The Story
Why it exists.
The beginning
The name Amanoamano comes from the Italian phrase "a mano a mano", hand to hand, close, intimate. On the community, a poem accompanies the fragrance: "Separated hands touch each other again. The voids are filled. Your face returns." This is what the scent is about. Reunion. The moment two people who lost each other find their way back. Released in 2022 as part of Collezione '22 alongside Menamò, it continues Gabriella Chieffo's practice of building fragrance around emotional concepts rather than market categories. The title anchors it in Italian, not as decoration, but as the only word that fits what the scent is trying to say. Hand to hand. Close enough to touch.

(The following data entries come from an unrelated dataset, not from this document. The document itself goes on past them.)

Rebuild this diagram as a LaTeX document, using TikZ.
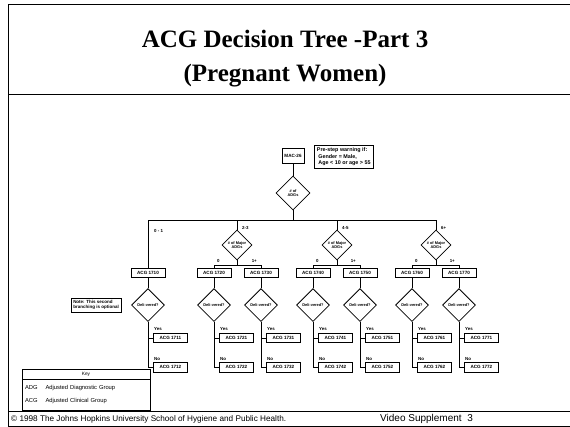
\documentclass[tikz,border=0pt]{standalone}
\usepackage{fontspec}
\setmainfont{Liberation Serif}
\setsansfont{Liberation Sans}
\usetikzlibrary{arrows}
\usetikzlibrary{positioning}
\usetikzlibrary{shapes.geometric}

\begin{document}
\begin{tikzpicture}[x=1pt,y=-1pt]

	\tikzset{BoxStyle/.style = {draw, thick,
			font = \sffamily\bfseries\fontsize{4.6}{5.4}\selectfont,
			minimum width = 34pt,
			minimum height = 9.5pt,
			inner sep = 1pt}}
	\tikzset{DiamondStyle/.style = {draw, thick, shape = diamond,
			aspect = 1, inner sep = 0pt,
			minimum size = 30pt, align = center,
			font = \sffamily\bfseries\fontsize{3.9}{4.5}\selectfont}}
	\tikzset{LabelStyle/.style = {inner sep = 1pt,
			font = \sffamily\bfseries\fontsize{4.4}{5}\selectfont}}
	\tikzset{EdgeStyle/.style = {thick}}
	\tikzset{FrameStyle/.style = {line width = 0.7pt}}

	\useasboundingbox (0,0) rectangle (570,427);

	% frame and title
	\coordinate (tl) at (8,4);
	\coordinate (tr) at (570,4);
	\coordinate (bl) at (8,427);
	\coordinate (sl) at (8,94);
	\coordinate (sr) at (570,94);
	\coordinate (fl) at (8,411);
	\coordinate (fr) at (570,411);
	\coordinate (el) at (8,426);
	\coordinate (er) at (570,426);
	\draw[FrameStyle] (tr) -- (tl) -- (bl);
	\draw[FrameStyle] (sl) -- (sr);
	\draw[FrameStyle] (fl) -- (fr);
	\draw[FrameStyle] (el) -- (er);

	\node[font=\bfseries\fontsize{25}{30}\selectfont](title1) at (285,39){ACG Decision Tree -Part 3};
	\node[font=\bfseries\fontsize{25}{30}\selectfont](title2) at (285,76){(Pregnant Women)};

	% top of the tree
	\node[BoxStyle, minimum width=22pt, minimum height=15pt](mac) at (293,156){MAC-26};
	\node[BoxStyle, align=left, minimum width=0pt, inner sep=2.5pt, anchor=west,
		font=\sffamily\bfseries\fontsize{5.4}{6.4}\selectfont](prestep) at (314,157){Pre-step warning if:\\ \ Gender = Male,\\ \ Age < 10 or age > 55};
	\node[DiamondStyle, minimum size=34pt](adgs) at (293,193){\# of\\ADGs};
	\coordinate (bar) at (293,220);

	\node[DiamondStyle](maj23) at (237,245){\# of Major\\ADGs};
	\node[DiamondStyle](maj45) at (337,245){\# of Major\\ADGs};
	\node[DiamondStyle](maj6) at (436,245){\# of Major\\ADGs};

	\node[LabelStyle, anchor=west](l01) at (153,231){0 - 1};
	\node[LabelStyle, anchor=west](l23) at (241,228){2-3};
	\node[LabelStyle, anchor=west](l45) at (341,228){4-5};
	\node[LabelStyle, anchor=west](l6) at (440,228){6+};

	\draw[EdgeStyle](mac) to (adgs);
	\draw[EdgeStyle](adgs) to (bar);
	\draw[EdgeStyle](bar) -| (maj23);
	\draw[EdgeStyle](bar) -| (maj45);
	\draw[EdgeStyle](bar) -| (maj6);

	% ACG groups
	\node[BoxStyle](acg1710) at (148,273){ACG 1710};
	\node[BoxStyle](acg1720) at (214,273){ACG 1720};
	\node[BoxStyle](acg1730) at (261,273){ACG 1730};
	\node[BoxStyle](acg1740) at (313,273){ACG 1740};
	\node[BoxStyle](acg1750) at (360,273){ACG 1750};
	\node[BoxStyle](acg1760) at (412,273){ACG 1760};
	\node[BoxStyle](acg1770) at (459,273){ACG 1770};

	\draw[EdgeStyle](bar) -| (acg1710);

	\coordinate[below=5pt of maj23.south](sub23);
	\coordinate[below=5pt of maj45.south](sub45);
	\coordinate[below=5pt of maj6.south](sub6);
	\draw[EdgeStyle](maj23) to (sub23);
	\draw[EdgeStyle](maj45) to (sub45);
	\draw[EdgeStyle](maj6) to (sub6);
	\draw[EdgeStyle](sub23) -| (acg1720);
	\draw[EdgeStyle](sub23) -| (acg1730);
	\draw[EdgeStyle](sub45) -| (acg1740);
	\draw[EdgeStyle](sub45) -| (acg1750);
	\draw[EdgeStyle](sub6) -| (acg1760);
	\draw[EdgeStyle](sub6) -| (acg1770);

	\node[LabelStyle, anchor=south west](z23) at (216,264){0};
	\node[LabelStyle, anchor=south east](p23) at (258,264){1+};
	\node[LabelStyle, anchor=south west](z45) at (315,264){0};
	\node[LabelStyle, anchor=south east](p45) at (357,264){1+};
	\node[LabelStyle, anchor=south west](z6) at (414,264){0};
	\node[LabelStyle, anchor=south east](p6) at (456,264){1+};

	% delivered?
	\node[DiamondStyle, minimum size=33pt, below=10pt of acg1710](del1710){Deli-vered?};
	\node[DiamondStyle, minimum size=33pt, below=10pt of acg1720](del1720){Deli-vered?};
	\node[DiamondStyle, minimum size=33pt, below=10pt of acg1730](del1730){Deli-vered?};
	\node[DiamondStyle, minimum size=33pt, below=10pt of acg1740](del1740){Deli-vered?};
	\node[DiamondStyle, minimum size=33pt, below=10pt of acg1750](del1750){Deli-vered?};
	\node[DiamondStyle, minimum size=33pt, below=10pt of acg1760](del1760){Deli-vered?};
	\node[DiamondStyle, minimum size=33pt, below=10pt of acg1770](del1770){Deli-vered?};

	\draw[EdgeStyle](acg1710) to (del1710);
	\draw[EdgeStyle](acg1720) to (del1720);
	\draw[EdgeStyle](acg1730) to (del1730);
	\draw[EdgeStyle](acg1740) to (del1740);
	\draw[EdgeStyle](acg1750) to (del1750);
	\draw[EdgeStyle](acg1760) to (del1760);
	\draw[EdgeStyle](acg1770) to (del1770);

	\node[BoxStyle, draw, thin, align=left, minimum width=0pt, inner sep=2pt,
		font=\sffamily\bfseries\fontsize{4.5}{5.3}\selectfont](note) at (96,305){Note: This second\\branching is optional};

	% yes and no boxes
	\node[BoxStyle, below right=11pt and 5pt of del1710.south](acg1711){ACG 1711};
	\node[BoxStyle, below right=11pt and 5pt of del1720.south](acg1721){ACG 1721};
	\node[BoxStyle, below right=11pt and 5pt of del1730.south](acg1731){ACG 1731};
	\node[BoxStyle, below right=11pt and 5pt of del1740.south](acg1741){ACG 1741};
	\node[BoxStyle, below right=11pt and 5pt of del1750.south](acg1751){ACG 1751};
	\node[BoxStyle, below right=11pt and 5pt of del1760.south](acg1761){ACG 1761};
	\node[BoxStyle, below right=11pt and 5pt of del1770.south](acg1771){ACG 1771};

	\node[BoxStyle, below=19pt of acg1711](acg1712){ACG 1712};
	\node[BoxStyle, below=19pt of acg1721](acg1722){ACG 1722};
	\node[BoxStyle, below=19pt of acg1731](acg1732){ACG 1732};
	\node[BoxStyle, below=19pt of acg1741](acg1742){ACG 1742};
	\node[BoxStyle, below=19pt of acg1751](acg1752){ACG 1752};
	\node[BoxStyle, below=19pt of acg1761](acg1762){ACG 1762};
	\node[BoxStyle, below=19pt of acg1771](acg1772){ACG 1772};

	\draw[EdgeStyle](del1710.south) |- (acg1711.west);
	\draw[EdgeStyle](del1710.south) |- (acg1712.west);
	\draw[EdgeStyle](del1720.south) |- (acg1721.west);
	\draw[EdgeStyle](del1720.south) |- (acg1722.west);
	\draw[EdgeStyle](del1730.south) |- (acg1731.west);
	\draw[EdgeStyle](del1730.south) |- (acg1732.west);
	\draw[EdgeStyle](del1740.south) |- (acg1741.west);
	\draw[EdgeStyle](del1740.south) |- (acg1742.west);
	\draw[EdgeStyle](del1750.south) |- (acg1751.west);
	\draw[EdgeStyle](del1750.south) |- (acg1752.west);
	\draw[EdgeStyle](del1760.south) |- (acg1761.west);
	\draw[EdgeStyle](del1760.south) |- (acg1762.west);
	\draw[EdgeStyle](del1770.south) |- (acg1771.west);
	\draw[EdgeStyle](del1770.south) |- (acg1772.west);

	\node[LabelStyle, above right=1pt and 0pt of acg1711.north west](y1710){Yes};
	\node[LabelStyle, above right=1pt and 0pt of acg1721.north west](y1720){Yes};
	\node[LabelStyle, above right=1pt and 0pt of acg1731.north west](y1730){Yes};
	\node[LabelStyle, above right=1pt and 0pt of acg1741.north west](y1740){Yes};
	\node[LabelStyle, above right=1pt and 0pt of acg1751.north west](y1750){Yes};
	\node[LabelStyle, above right=1pt and 0pt of acg1761.north west](y1760){Yes};
	\node[LabelStyle, above right=1pt and 0pt of acg1771.north west](y1770){Yes};

	\node[LabelStyle, above right=1pt and 0pt of acg1712.north west](n1710){No};
	\node[LabelStyle, above right=1pt and 0pt of acg1722.north west](n1720){No};
	\node[LabelStyle, above right=1pt and 0pt of acg1732.north west](n1730){No};
	\node[LabelStyle, above right=1pt and 0pt of acg1742.north west](n1740){No};
	\node[LabelStyle, above right=1pt and 0pt of acg1752.north west](n1750){No};
	\node[LabelStyle, above right=1pt and 0pt of acg1762.north west](n1760){No};
	\node[LabelStyle, above right=1pt and 0pt of acg1772.north west](n1770){No};

	% key
	\node[draw, thin, minimum width=128pt, minimum height=10pt, inner sep=1pt,
		font=\sffamily\fontsize{4.8}{5}\selectfont](keyhead) at (86,374){Key};
	\node[draw, thin, below=0pt of keyhead, minimum width=128pt, minimum height=31pt,
		text width=122pt, inner sep=3pt, font=\sffamily\fontsize{5.8}{13}\selectfont](keybody){%
		ADG\hspace{8pt}Adjusted Diagnostic Group\\ACG\hspace{8pt}Adjusted Clinical Group};

	% footer
	\node[anchor=west, inner sep=0pt, font=\sffamily\fontsize{8.2}{9}\selectfont](copyr) at (11,419){\copyright\ 1998 The Johns Hopkins University School of Hygiene and Public Health.};
	\node[anchor=west, inner sep=0pt, font=\sffamily\fontsize{10}{11}\selectfont](video) at (380,419){Video Supplement\ \ 3};

\end{tikzpicture}
\end{document}
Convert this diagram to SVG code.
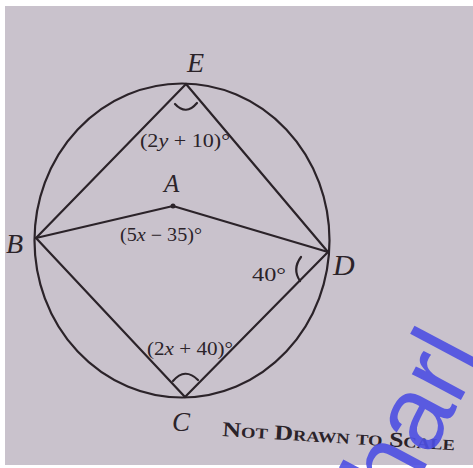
<svg xmlns="http://www.w3.org/2000/svg" width="473" height="468" viewBox="0 0 473 468">
<style>
.ln{fill:none;stroke:#2b2329;stroke-width:2.2;stroke-linecap:round}
.lbl{font-family:"Liberation Serif",serif;font-style:italic;fill:#2b2329}
.ang{font-family:"Liberation Serif",serif;font-size:18px;fill:#2b2329}
.note{font-family:"Liberation Serif",serif;font-weight:bold;font-variant:small-caps;font-size:21px;fill:#2b2329}
</style>
<rect width="473" height="468" fill="#ffffff"/>
<rect x="5" y="6" width="468" height="459" fill="#c9c2cc"/>
<g id="circle"><ellipse class="ln" cx="182" cy="240.5" rx="147.5" ry="157"/></g>
<g id="connectors">
<line class="ln" x1="186" y1="84" x2="36" y2="238"/>
<line class="ln" x1="186" y1="84" x2="328" y2="252"/>
<line class="ln" x1="36" y1="238" x2="173" y2="206"/>
<line class="ln" x1="173" y1="206" x2="328" y2="252"/>
<line class="ln" x1="36" y1="238" x2="185" y2="397"/>
<line class="ln" x1="185" y1="397" x2="328" y2="252"/>
<path class="ln" d="M175,104 Q186,116 197,103"/>
<path class="ln" d="M173,381 Q185,367 198,380"/>
<path class="ln" d="M301,257 Q292,269 300,281"/>
</g>
<g id="E"><text class="lbl" x="187" y="72" font-size="28">E</text></g>
<g id="A"><circle cx="173" cy="206" r="2.5" fill="#2b2329"/><text class="lbl" x="164" y="192" font-size="25">A</text></g>
<g id="B"><text class="lbl" x="6" y="253" font-size="28">B</text></g>
<g id="D"><text class="lbl" x="333" y="275" font-size="30">D</text></g>
<g id="C"><text class="lbl" x="172" y="431" font-size="27">C</text></g>
<g id="labels">
<text class="ang" x="140" y="147" textLength="90" lengthAdjust="spacingAndGlyphs">(2<tspan font-style="italic">y</tspan> + 10)°</text>
<text class="ang" x="120" y="241" textLength="82" lengthAdjust="spacingAndGlyphs">(5<tspan font-style="italic">x</tspan> − 35)°</text>
<text class="ang" x="252" y="281" textLength="34" lengthAdjust="spacingAndGlyphs">40°</text>
<text class="ang" x="147" y="355" textLength="86" lengthAdjust="spacingAndGlyphs">(2<tspan font-style="italic">x</tspan> + 40)°</text>
<text class="note" transform="translate(222,436) rotate(3.5)" textLength="233" lengthAdjust="spacingAndGlyphs">Not Drawn to Scale</text>
</g>
<text transform="translate(378,556) rotate(-62)" font-family="Liberation Sans,sans-serif" font-size="105" fill="#4d4fe3" opacity="0.9">charl</text>
</svg>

The structure of Amanoamano mirrors its concept. The opening spices arrive like an invitation, cardamom, cinnamon, bergamot. Then the mint appears, like recognition or sudden clarity. By the drydown, the birch smoke, leather, and oud have settled into something permanent. What makes this composition distinctive is the beeswax. It sits in the heart and bridges the warm and the cool. Without it, the fragrance would be a simple contrast, spice, then mint. With it, the transition becomes a gesture. The mint doesn't escape the warmth. It gets held by it. That gesture is the whole idea of Amanoamano.
The evolution
The opening hits with force. Bergamot citrus and cardamom warmth arrive together, bright and sharp, with cinnamon adding a dry spice that prickles slightly. For the first twenty minutes, this is an assertive fragrance, warm, aromatic, confident. Then beeswax arrives. The spice softens. Something honeyed and waxy moves in, changing the texture from sharp to close. Mint appears in the heart, cool and green, a sharp contrast to the beeswax warmth. This is the most distinctive phase of the fragrance, the tension between cool mint and warm beeswax, neither one giving way. Leather arrives next, soft and worn, making the composition feel warmer and more intimate as it settles. The drydown unfolds slowly. Birch smoke and frankincense create a dark, smoky base that stays close to the skin rather than projecting outward. Black pepper adds a quiet heat. Patchouli and oud bring depth, earthy, resinous, dark wood. Rum lingers at the edges, sweet and boozy. This is a long drydown, intimate and resinous, that can persist on fabric for a day or more.
Cultural impact
Amanoamano sits in a specific niche: warm-spicy compositions with a cool counterpoint. The beeswax-mint pairing distinguishes it from typical smoky-woody fragrances. The moderate sillage keeps it intimate rather than performative, suited for the wearer who wants scent as personal presence, not announcement.